Советский специалист по сахару? Это была не та отрасль, которую русские знали лучше, чем кубинцы. Козлов ответил на вопросительный взгляд Алексеева: «Вы не понимаете, и возможно, вам интересно будет узнать, но в Узбекистане мы можем это делать. Пусть кубинцы попробуют нашего сахара».
Про себя Алексеев подумал, что, похоже, Москва собирается послать на Кубу теневое правительство. Не была ли такая политика подобна подходу американцев к своим странам — сателлитам в Карибском бассейне? До середины 40-х годов американцы направляли множество комиссий на Гаити, в Никарагуа и, что особенно характерно, на Кубу, чтобы помочь правительствам этих стран выплатить долги и добиться финансовой безопасности{24}.
11 мая Президиум ЦК одобрил отредактированное Хрущевым письмо, адресованное Кастро. В Кремле решили пригласить кубинского лидера в Советский Союз. «К сожалению, в прошлом году международная обстановка не позволила вам приехать в СССР, — говорилось в письме, — надеюсь, что для вас окажется возможным осуществить эту поездку в нынешнем году в удобное для вас время»{25}. Можно лишь гадать, почему в Кремле решили, что обстановка в мире в 1962 году будет более благоприятной для государственного визита Кастро.
Помимо приглашения письмо от 11 мая содержало план помощи Кастро по преодолению бурь, ожидавших его корабль: «Мы, в Центральном комитете и в правительстве, обменивались мнениями и искали пути к оказанию реальной помощи вашей стране в облегчение имеющихся в настоящее время экономических трудностей, связанных с укреплением обороноспособности».
В пределах наших возможностей ЦК КПСС и советское правительство решили: «Принять за счет нашего государства и полностью списать все кубинские долги.
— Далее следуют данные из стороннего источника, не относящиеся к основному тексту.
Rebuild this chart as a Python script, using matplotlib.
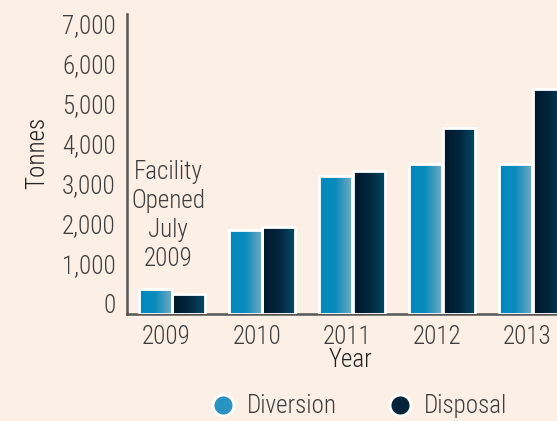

Поставлять в течение двух лет безвозмездно за счет Советского Союза вооружение и боеприпасы для кубинской армии, включая ракетное и другое вооружение, о поставках которого в настоящее время ведет обсуждение наша делегация в Гаване».
«По просьбе кубинского правительства нами рассмотрен вопрос об оказании помощи в осуществлении ирригации в Республике Куба… Принято решение направить к вам группу ирригаторов и мелиораторов. Эту группу возглавит кандидат в члены Президиума ЦК, первый секретарь КП Узбекистана Ш.Р.Рашидов»{26}.
Советское правительство опасалось, что кубинцы не смогут заплатить за наращивание своей военной мощи, необходимость которой вызывалась обстановкой того времени. Русские все еще надеялись, что есть время, чтобы предотвратить вторжение Соединенных Штатов. Министерство обороны выдвинуло двухлетний план укрепления кубинской армии и ее оснащения новейшими ракетами класса «земля-воздух» и крылатыми ракетами. Все оружие, которое предполагалось передать кубинцам, должно было быть обычным (неядерным). Остальное оставалось под советским командованием.